Como isso pode atingir o Brasil e o meu bolso?
Atrás de China e dos EUA, a Argentina é o terceiro maior importador de produtos brasileiros. Portanto, uma piora econômica na vizinha deve afetar as exportações brasileiras. Empresas que vendem menos ao exterior, a não ser que consigam escoar seus produtos para o mercado interno ou para outros mercados, tendem a reduzir a produção, e por consequência, demitir pessoal ou segurar novas contratações. Ou seja, uma piora lá pode afetar o emprego aqui.
A indústria brasileira já vem sentido a crise na Argentina, sobretudo os setores automotivo e de calçado. No ano, a exportação de carros tem tombo de 45% devido à retração das compras da Argentina. No geral, no primeiro semestre, as importações argentinas de produtos brasileiros recuaram 41,7%, caindo para US$ 5,3 bilhões.
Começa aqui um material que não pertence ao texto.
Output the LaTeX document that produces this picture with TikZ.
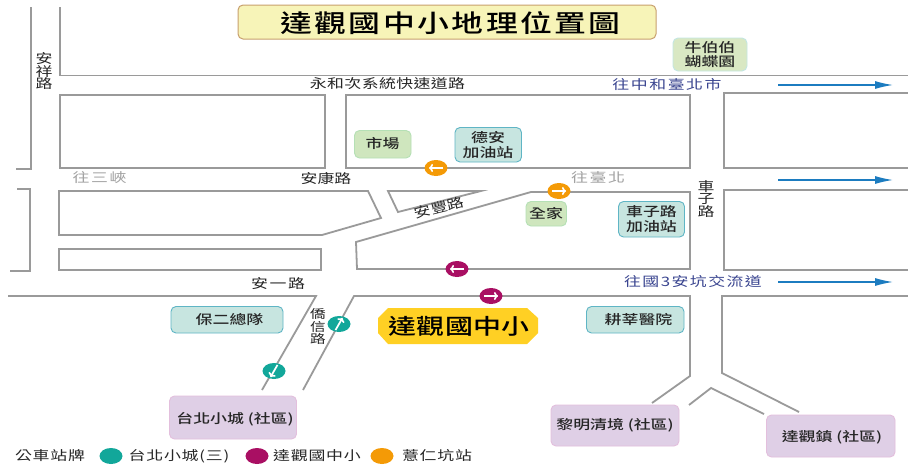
\documentclass[tikz,border=0pt]{standalone}
\usepackage{fontspec}
\usetikzlibrary{shapes.geometric,arrows.meta}
\newfontfamily\cjk[FakeStretch=1.3]{Noto Sans CJK TC}
\newfontfamily\cjkm[FakeStretch=1.3]{Noto Sans CJK TC Medium}
\newcommand\F[2]{\cjk\fontsize{#1}{#1}\selectfont\addfontfeature{LetterSpace=#2}}
\newcommand\M[2]{\cjkm\fontsize{#1}{#1}\selectfont\addfontfeature{LetterSpace=#2}}
\definecolor{road}{HTML}{9A9A9A}
\definecolor{bluearr}{HTML}{1C7CC0}
\definecolor{navy}{HTML}{3A4590}
\definecolor{graytxt}{HTML}{A2A2A2}
\definecolor{tealb}{HTML}{12A79A}
\definecolor{magb}{HTML}{A90F63}
\definecolor{orab}{HTML}{F49A06}
\definecolor{lgfill}{HTML}{D9E8C3}
\definecolor{lgdraw}{HTML}{C3E6E3}
\definecolor{tfill}{HTML}{C7E5E0}
\definecolor{tdraw}{HTML}{5FB5C5}
\definecolor{pfill}{HTML}{DFCFE6}
\definecolor{pdraw}{HTML}{E3BFDD}
\definecolor{gfill}{HTML}{CFE6BE}
\definecolor{gdraw}{HTML}{B5E0B5}
\definecolor{tifill}{HTML}{F7F4B8}
\definecolor{tidraw}{HTML}{C8A06E}
\definecolor{yfill}{HTML}{FFD024}
\tikzset{
  x=1pt,y=-1pt,
  roadline/.style={draw=road,line width=1.8pt,line join=miter},
  flow/.style={draw=bluearr,line width=1.3pt,-{Latex[length=18pt,width=8pt]}},
  lab/.style={inner sep=0pt,text=black!85,align=center},
  box/.style={rounded corners=5pt,line width=0.9pt},
  lightgreen/.style={box,fill=lgfill,draw=lgdraw},
  tealbox/.style={box,fill=tfill,draw=tdraw},
  purplebox/.style={box,fill=pfill,draw=pdraw},
  fitgreen/.style={box,fill=gfill,draw=gdraw},
  badge/.style={ellipse,minimum width=23pt,minimum height=16pt,inner sep=0pt}
}
\newcommand\stopmark[5]{%
  \node[badge,fill=#4] (#1) at (#2,#3) {};
  \begin{scope}[shift={(#1.center)},rotate=#5]
    \draw[white,line width=1.7pt,-{To[length=4pt,width=8pt]}] (-7,0) -- (7,0);
  \end{scope}}
\begin{document}
\begin{tikzpicture}
\useasboundingbox (0,0) rectangle (908,466);
\fill[white] (0,0) rectangle (908,466);
% roads
\draw[roadline] (31,7) -- (31,169) -- (16,169);
\draw[roadline] (60,7) -- (60,75.5) -- (908,75.5);
\draw[roadline] (60,95) rectangle (325,168);
\draw[roadline] (346,95) rectangle (690,168);
\draw[roadline] (908,93) -- (724,93) -- (724,168) -- (908,168);
\draw[roadline] (17,189) -- (30,189) -- (30,271) -- (10,271);
\draw[roadline] (59,191) -- (368,191) -- (381,218) -- (322,235) -- (59,235) -- cycle;
\draw[roadline] (388,191) -- (481,191) -- (398,212) -- cycle;
\draw[roadline] (357,269) -- (356,242) -- (531,192) -- (690,192) -- (690,269) -- cycle;
\draw[roadline] (59,249) rectangle (321,270);
\draw[roadline] (908,190) -- (724,190) -- (724,270) -- (908,270);
\draw[roadline] (8,296) -- (316,296) -- (262,390);
\draw[roadline] (303,390) -- (354,296) -- (690,296) -- (690,376) -- (652,403);
\draw[roadline] (908,296) -- (722,296) -- (722,373) -- (799,412);
\draw[roadline] (689,405) -- (711,388) -- (764,414);
% flow arrows
\coordinate (fa1) at (778,85); \coordinate (fb1) at (893,85);
\coordinate (fa2) at (778,180); \coordinate (fb2) at (893,180);
\coordinate (fa3) at (778,282); \coordinate (fb3) at (893,282);
\draw[flow] (fa1) -- (fb1);
\draw[flow] (fa2) -- (fb2);
\draw[flow] (fa3) -- (fb3);
% boxes
\path[fill=tifill,draw=tidraw,line width=1pt,rounded corners=5pt] (238,5) rectangle (656,39);
\path[lightgreen] (673,38) rectangle (747,71);
\path[fitgreen] (354.5,130.5) rectangle (411,158);
\path[tealbox] (455,127.5) rectangle (521.5,162);
\path[fitgreen] (526,201.5) rectangle (566.5,226);
\path[tealbox] (618.5,201.5) rectangle (684.5,237);
\path[tealbox] (171,306.5) rectangle (283,333);
\path[tealbox] (586.5,306.5) rectangle (684,333);
\path[purplebox] (169.5,396) rectangle (296.5,439);
\path[purplebox] (551,405) rectangle (679,446);
\path[purplebox] (766.5,415) rectangle (895,457);
\fill[yfill] (388,308) -- (527,308) -- (538,318) -- (538,333) -- (527,344) -- (388,344) -- (378,333) -- (378,318) -- cycle;
% texts
\node[lab,text=black,font=\M{24.5}{10}] (title) at (450.5,23) {達觀國中小地理位置圖};
\node[lab,font=\F{13}{0}] (t1) at (44,71.5) {安\\[-0.5pt]祥\\[-0.5pt]路};
\node[lab,font=\F{13}{3}] (t2) at (387.5,84) {永和次系統快速道路};
\node[lab,text=navy,font=\F{13}{12}] (t3) at (667,85) {往中和臺北市};
\node[lab,text=graytxt,font=\F{13}{12}] (t4) at (99.5,178) {往三峽};
\node[lab,font=\F{13}{0}] (t5) at (326,179) {安康路};
\node[lab,text=graytxt,font=\F{13}{12}] (t6) at (598,178) {往臺北};
\node[lab,font=\F{13}{0}] (t7) at (706,199) {車\\[-0.5pt]子\\[-0.5pt]路};
\node[lab,rotate=14,font=\F{13}{0}] (t8) at (439,208) {安豐路};
\node[lab,font=\F{13}{12}] (t9) at (278,284) {安一路};
\node[lab,font=\F{12}{0}] (t10) at (318,326.5) {僑\\[0.7pt]信\\[0.7pt]路};
\node[lab,text=navy,font=\F{13}{11}] (t11) at (693,282) {往國3安坑交流道};
\node[lab,font=\M{13}{0}] (b1) at (710,54.5) {牛伯伯\\[1.5pt]蝴蝶園};
\node[lab,font=\M{13}{0}] (b2) at (382.5,144) {市場};
\node[lab,font=\M{13}{0}] (b3) at (488,145) {德安\\[2pt]加油站};
\node[lab,font=\M{13}{0}] (b4) at (546,213) {全家};
\node[lab,font=\M{13}{0}] (b5) at (651.5,219) {車子路\\[2pt]加油站};
\node[lab,font=\M{13}{0}] (b6) at (229.5,320) {保二總隊};
\node[lab,font=\M{13}{0}] (b7) at (638.5,320) {耕莘醫院};
\node[lab,text=black,font=\M{21.5}{2}] (b8) at (459,326) {達觀國中小};
\node[lab,font=\M{13}{0}] (b9) at (235,419) {台北小城 (社區)};
\node[lab,font=\M{13}{0}] (b10) at (615,425.5) {黎明清境 (社區)};
\node[lab,font=\M{13}{0}] (b11) at (832,437) {達觀鎮 (社區)};
% legend
\node[lab,font=\F{13}{6}] (l0) at (50,456) {公車站牌};
\node[badge,fill=tealb] (k1) at (111,456) {};
\node[lab,font=\F{13}{6}] (l1) at (179,456) {台北小城(三)};
\node[badge,fill=magb] (k2) at (257,456) {};
\node[lab,font=\F{13}{6}] (l2) at (317,456) {達觀國中小};
\node[badge,fill=orab] (k3) at (382,456) {};
\node[lab,font=\F{13}{6}] (l3) at (437,456) {薏仁坑站};
% stops
\stopmark{s1}{436}{168}{orab}{180}
\stopmark{s2}{559}{191}{orab}{0}
\stopmark{s3}{457}{269}{magb}{180}
\stopmark{s4}{491}{296}{magb}{0}
\stopmark{s5}{339}{324}{tealb}{60}
\stopmark{s6}{274}{371}{tealb}{240}
\end{tikzpicture}
\end{document}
O número de turistas também deve cair, o que diminuirá o turismo no Brasil. A região sul, mais dependente dos argentinos, tende a ser a mais afetada. Poderá, então, haver um freio em contratações, em especial, as temporárias. Se a crise for longa, há o risco, no limite, de unidades hoteleiras e restaurantes, por exemplo, fecharem seus negócios, afetando toda uma cadeia e os empregos ligados a essas atividades.
Fora isso, o Brasil e o bolso dos brasileiros podem ser afetados por uma aversão ao risco geral, em particular, aos emergentes, que, como vimos nesta segunda, puxa o dólar, encarecendo importados impactando desde alimentação (rações de frangos e suínos ficam mais caras, por exemplo, com o dólar alto) até às tarifas da conta da luz.
Esse afastamento do capital pode gerar inflação no Brasil, elevar os juros, deixando o crédito mais caro, penalizando o orçamento de famílias e empresas, que, no limite, poderiam também reduzir vagas e salários.
Há também a questão do pão francês, já que o Brasil importa 10 milhões de toneladas de trigo da Argentina todo o ano e possíveis altas dos preços por lá podem impactar no custo nas padarias brasileiras.